I'm spending some time cleaning up my cylinder head now that it's off. No big things, cleaning, changing valve stem seals. The valve seats looked like the moon, so I also decided to lap them.
While dismantling the engine, I had to pull the head. I didn't plan doing much on it, since previous owner did a head job on the car, but well.
The intake manifold was already off, I left the exhaust ones on, just undid the manifold to downpipe bolts. I removed the rest of the small and moving parts: cam bearings, cams, tappets, spark plugs and head bolts.
A small surprise I found: there is a left threaded bolt holding a pulley sprocket for the cam chain. That was replaced by a stud with a nut. I couldn't undo this, so just pulled the sprocket and left the bearing on. This will give me a small surprise later.
I prepared a big plastic trashbin upside down, in front of the car. Then literally just pulled up the head by hand while standing half-leg in the engine bay. I've put it on the trashbin while I got my leg back :)

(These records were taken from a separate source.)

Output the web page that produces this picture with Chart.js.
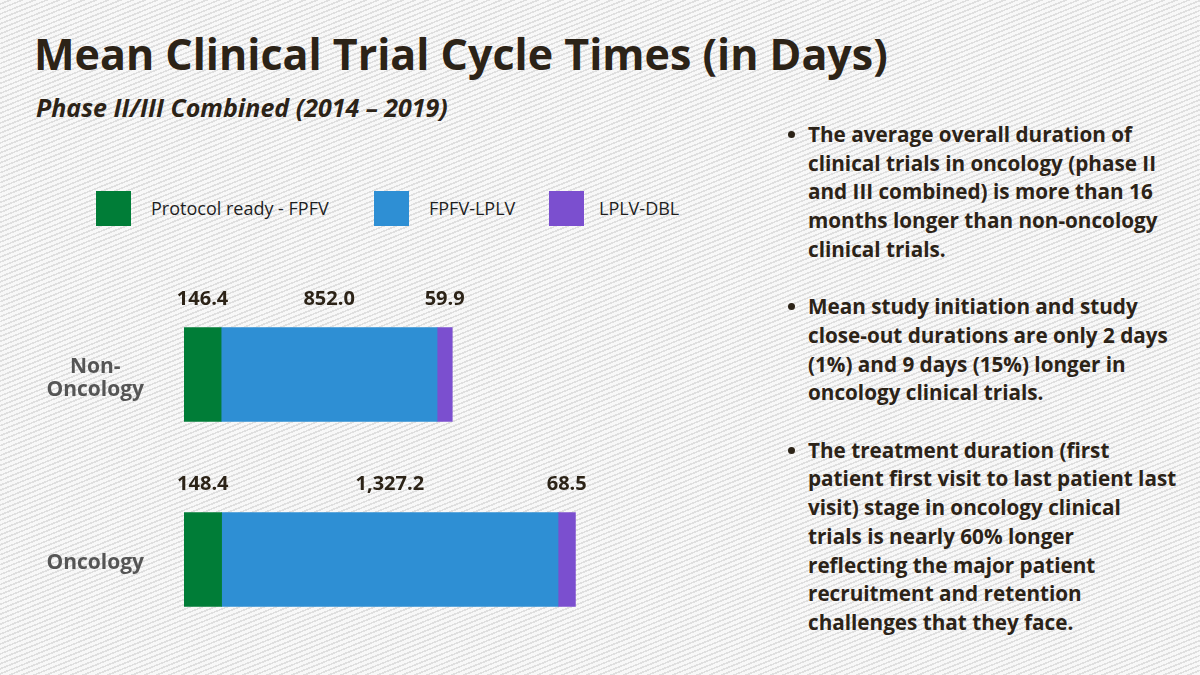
<!DOCTYPE html>
<html>
<head>
<meta charset="utf-8">
<script src="https://cdn.jsdelivr.net/npm/chart.js@4.4.1/dist/chart.umd.min.js"></script>
<style>
  html, body { margin: 0; padding: 0; }
  body {
    width: 1200px; height: 675px; position: relative; overflow: hidden;
    font-family: "Open Sans", "Noto Sans", sans-serif;
    background-color: #f7f7f7;
    background-image: repeating-linear-gradient(158deg, #f8f8f8 0px, #f8f8f8 3px, #dfdfdf 3px, #dfdfdf 4.6px);
  }
  #title {
    position: absolute; left: 34px; top: 32px; margin: 0;
    font-size: 43px; line-height: 44px; font-weight: 700; color: #2c2317; white-space: nowrap;
  }
  #subtitle {
    position: absolute; left: 36px; top: 94px; margin: 0;
    font-size: 25px; line-height: 26px; font-weight: 700; font-style: italic; color: #2c2317; white-space: nowrap;
  }
  #legend { position: absolute; left: 0; top: 191px; height: 35px; width: 760px; }
  .lg-box { position: absolute; top: 0; width: 35px; height: 35px; }
  .lg-text { position: absolute; top: 0; height: 35px; line-height: 35px; font-size: 18px; color: #1e1e1e; white-space: nowrap; }
  #chartWrap { position: absolute; left: 0; top: 260px; width: 700px; height: 415px; }
  #bullets {
    position: absolute; left: 808px; top: 120px; margin: 0; padding: 0; list-style: none;
    font-size: 20.7px; line-height: 28.7px; font-weight: 700; color: #2c2317; white-space: nowrap;
  }
  #bullets li { position: relative; margin: 0 0 28.7px 0; }
  #bullets li::before {
    content: ""; position: absolute; left: -20px; top: 11px; width: 7px; height: 7px; border-radius: 50%; background: #2c2317;
  }
</style>
</head>
<body>
<h1 id="title">Mean Clinical Trial Cycle Times (in Days)</h1>
<h2 id="subtitle">Phase II/III Combined (2014 – 2019)</h2>
<div id="legend"></div>
<div id="chartWrap"><canvas id="chart" width="700" height="415"></canvas></div>
<ul id="bullets">
  <li>The average overall duration of<br>clinical trials in oncology (phase II<br>and III combined) is more than 16<br>months longer than non-oncology<br>clinical trials.</li>
  <li>Mean study initiation and study<br>close-out durations are only 2 days<br>(1%) and 9 days (15%) longer in<br>oncology clinical trials.</li>
  <li>The treatment duration (first<br>patient first visit to last patient last<br>visit) stage in oncology clinical<br>trials is nearly 60% longer<br>reflecting the major patient<br>recruitment and retention<br>challenges that they face.</li>
</ul>
<script>
// ---- data ----
const categories = [['Non-', 'Oncology'], 'Oncology'];
const seriesNames = ['Protocol ready - FPFV', 'FPFV-LPLV', 'LPLV-DBL'];
const protocolReadyToFpfv = [146.4, 148.4];
const fpfvToLplv = [852.0, 1327.2];
const lplvToDbl = [59.9, 68.5];

// ---- styles ----
const seriesColors = ['#007d37', '#2e8fd4', '#7b4fcf'];
const legendLefts = [96, 374, 549];
const legendTextGaps = [20, 20, 15];

const valueLabels = {
  id: 'valueLabels',
  afterDatasetsDraw(chart) {
    const ctx = chart.ctx;
    ctx.save();
    ctx.font = '700 20px "Open Sans", sans-serif';
    ctx.fillStyle = '#2c2317';
    ctx.textAlign = 'center';
    ctx.textBaseline = 'middle';
    chart.data.datasets.forEach((ds, di) => {
      const meta = chart.getDatasetMeta(di);
      meta.data.forEach((el, i) => {
        const v = ds.data[i];
        const txt = v.toLocaleString('en-US', { minimumFractionDigits: 1, maximumFractionDigits: 1 });
        const cx = (el.base + el.x) / 2;
        const cy = el.y - el.height / 2 - 28;
        ctx.fillText(txt, cx, cy);
      });
    });
    ctx.restore();
  }
};

const datasets = [protocolReadyToFpfv, fpfvToLplv, lplvToDbl].map((d, i) => ({
  label: seriesNames[i],
  data: d,
  backgroundColor: seriesColors[i],
  borderWidth: 0,
  barThickness: 94
}));

const chart = new Chart(document.getElementById('chart'), {
  type: 'bar',
  data: { labels: categories, datasets },
  options: {
    indexAxis: 'y',
    responsive: false,
    animation: false,
    layout: { padding: { left: 0, right: 9, top: 22, bottom: 23 } },
    plugins: { legend: { display: false }, tooltip: { enabled: false }, title: { display: false } },
    scales: {
      x: { stacked: true, min: 0, max: 2000, display: false },
      y: {
        stacked: true,
        grid: { display: false, drawTicks: false },
        border: { display: false },
        afterFit(scale) {
          scale.width = 184;
          scale.paddingTop = 0;
          scale.paddingBottom = 0;
        },
        ticks: {
          crossAlign: 'center',
          padding: 40,
          labelOffset: 4,
          color: '#555555',
          font: { family: '"Open Sans", sans-serif', size: 21, weight: '700', lineHeight: 1.1 }
        }
      }
    }
  },
  plugins: [valueLabels]
});

// HTML legend built from the chart's datasets
const legendEl = document.getElementById('legend');
chart.data.datasets.forEach((ds, i) => {
  const box = document.createElement('div');
  box.className = 'lg-box';
  box.style.left = legendLefts[i] + 'px';
  box.style.background = ds.backgroundColor;
  const t = document.createElement('div');
  t.className = 'lg-text';
  t.style.left = (legendLefts[i] + 35 + legendTextGaps[i]) + 'px';
  t.textContent = ds.label;
  legendEl.appendChild(box);
  legendEl.appendChild(t);
});
</script>
</body>
</html>
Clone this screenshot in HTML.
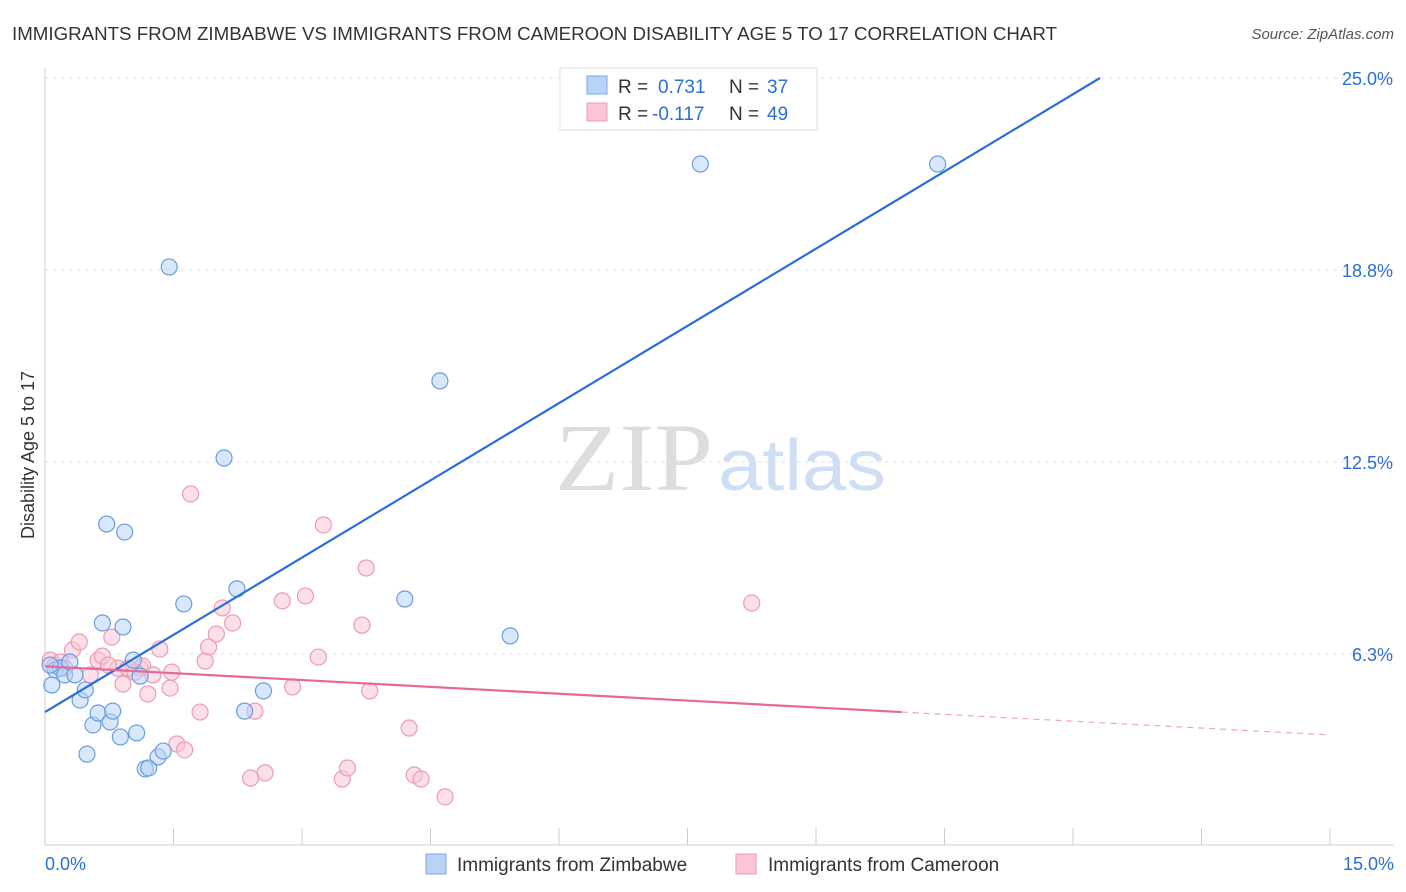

I found no obvious leak marks on the gasket. However, cyl #4 had way more carbon deposit than the rest. The rings later have shown no abnormality. Valve seats are also worse there, but that might be caused by the build-up. Though not sure about the reason, I think this was the cause of 5-cylindering sometimes when started.
I ordered a valve compressor some time back since it came at a very nice price. Being cheap, I was not surprised when it just bent, without releasing the valve a bit. Look, now it won't fit the box.
So I got two cam bearings from the spare head, used the tappet from the compressor set, and some bars to push in the valves. Then, I had to gently knock them back up, but to to this I had to turn the head on the side, then back, then again... once for every valve.
Here's a closeup of what's going on:
Valves out, I cleaned the passages. I used the same metal sponges I used for the intake manifold. They worked like a charm on the carbon deposits, even in the exhaust!
Valves out, I've just put them in a drill and used a cutter blade to remove the deposits. DO NOT do this, I scratched two valve laps when the blade jumped. It's ok as I can replace them when..
I replace the cyl#4 ones. They really look like the surface of the moon. Swapping valves, cyl#6 exhaust valves are different, so I will swap those too (and later regret this).